One limit remains: For sensitive or dangerous use cases, the error rate of generative models is unacceptable. For internal and preparatory tasks, however, the approach works well.

MLOps and standardization are coming, but audio is lagging behind

Tools for MLOps are gaining momentum, but they have so far been tailored to text and audio is lacking a lot. The reason lies in the amount of data: ten seconds of audio result in windows of 20 milliseconds each, the entire frequency band is evaluated for each window, and neighboring windows are included via a sliding window. This results in huge vectors. A typical training dataset quickly amounts to 400 to 500 gigabytes.

This size makes it difficult to cleanly pull data across training runs. If you vary the composition, such as a higher proportion of women or less fast-talking men, you would need to track exactly which data was contained in which run. It is precisely this tracking that the current tools do not provide.

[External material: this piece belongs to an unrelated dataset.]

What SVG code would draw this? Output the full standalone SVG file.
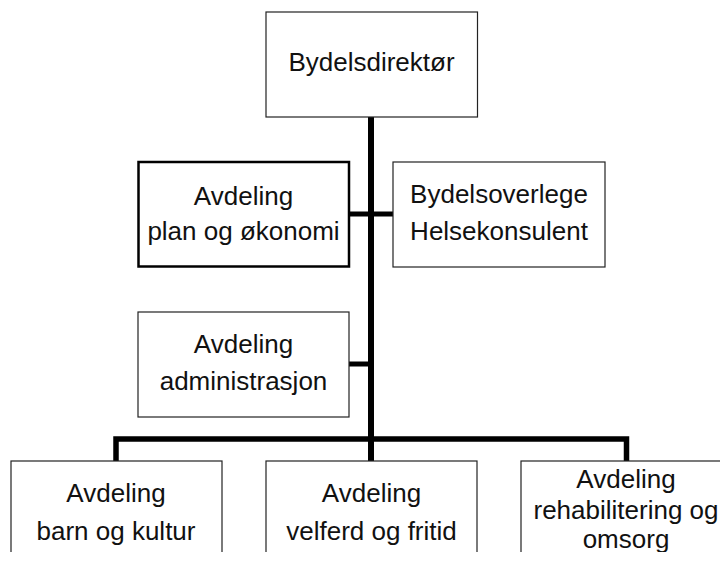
<svg xmlns="http://www.w3.org/2000/svg" width="720" height="561" viewBox="0 0 720 561">
<style>
.box{fill:#fff;stroke:#222;stroke-width:1.2}
.bold{fill:#fff;stroke:#000;stroke-width:2.5}
.lbl{font-family:"Liberation Sans",Arial,sans-serif;font-size:26px;fill:#111;text-anchor:middle}
.con{fill:none;stroke:#000;stroke-linecap:butt;stroke-linejoin:miter}
</style>
<defs>
<clipPath id="page"><rect x="0" y="0" width="720" height="552"/></clipPath>
</defs>
<rect width="720" height="561" fill="#fff"/>
<g clip-path="url(#page)">
<g id="connectors">
<line class="con" x1="371" y1="117" x2="371" y2="461" stroke-width="6"/>
<line class="con" x1="349" y1="214" x2="393" y2="214" stroke-width="5"/>
<line class="con" x1="349" y1="364" x2="371" y2="364" stroke-width="5"/>
<path class="con" d="M116 461 V439 H626.5 V461" stroke-width="5.5"/>
</g>
<g id="n-bydelsdirektor">
<rect class="box" x="266" y="12" width="211.5" height="105"/>
<text class="lbl" x="371.5" y="71">Bydelsdirektør</text>
</g>
<g id="n-plan">
<rect class="bold" x="138.5" y="162" width="210.5" height="104.5"/>
<text class="lbl" x="243.5" y="205">Avdeling</text>
<text class="lbl" x="243.5" y="240">plan og økonomi</text>
</g>
<g id="n-overlege">
<rect class="box" x="393" y="162" width="212" height="105"/>
<text class="lbl" x="499" y="203">Bydelsoverlege</text>
<text class="lbl" x="499" y="240">Helsekonsulent</text>
</g>
<g id="n-admin">
<rect class="box" x="138" y="312" width="211" height="105"/>
<text class="lbl" x="243.5" y="353">Avdeling</text>
<text class="lbl" x="243.5" y="390">administrasjon</text>
</g>
<g id="n-barn">
<rect class="box" x="11" y="461" width="211" height="110"/>
<text class="lbl" x="116" y="502">Avdeling</text>
<text class="lbl" x="116" y="540">barn og kultur</text>
</g>
<g id="n-velferd">
<rect class="box" x="266" y="461" width="211" height="110"/>
<text class="lbl" x="371.5" y="502">Avdeling</text>
<text class="lbl" x="371.5" y="540">velferd og fritid</text>
</g>
<g id="n-rehab">
<rect class="box" x="521" y="461" width="211" height="110"/>
<text class="lbl" x="626" y="488">Avdeling</text>
<text class="lbl" x="626" y="519">rehabilitering og</text>
<text class="lbl" x="626" y="548">omsorg</text>
</g>
</g>
</svg>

The Hugging Face platform works like a GitHub for AI models and hosts tens of thousands of models. Its library allows around 20 percent of a data set to be extracted, but does not include the associated metadata. So far, only technical run data has been specified, i.e. what is necessary for a model to start at all. Which data was run in and which parameters were used for training remains open.

Standardization would help the field, especially in terms of comparability. Today, customers operate entire collections of models, a so-called model zoo. Quality assurance and governance across many differently built models is hardly feasible as long as everyone comes up with their own conventions. Anyone who could set a standard would have the best prerequisites with the reach of a platform like Hugging Face.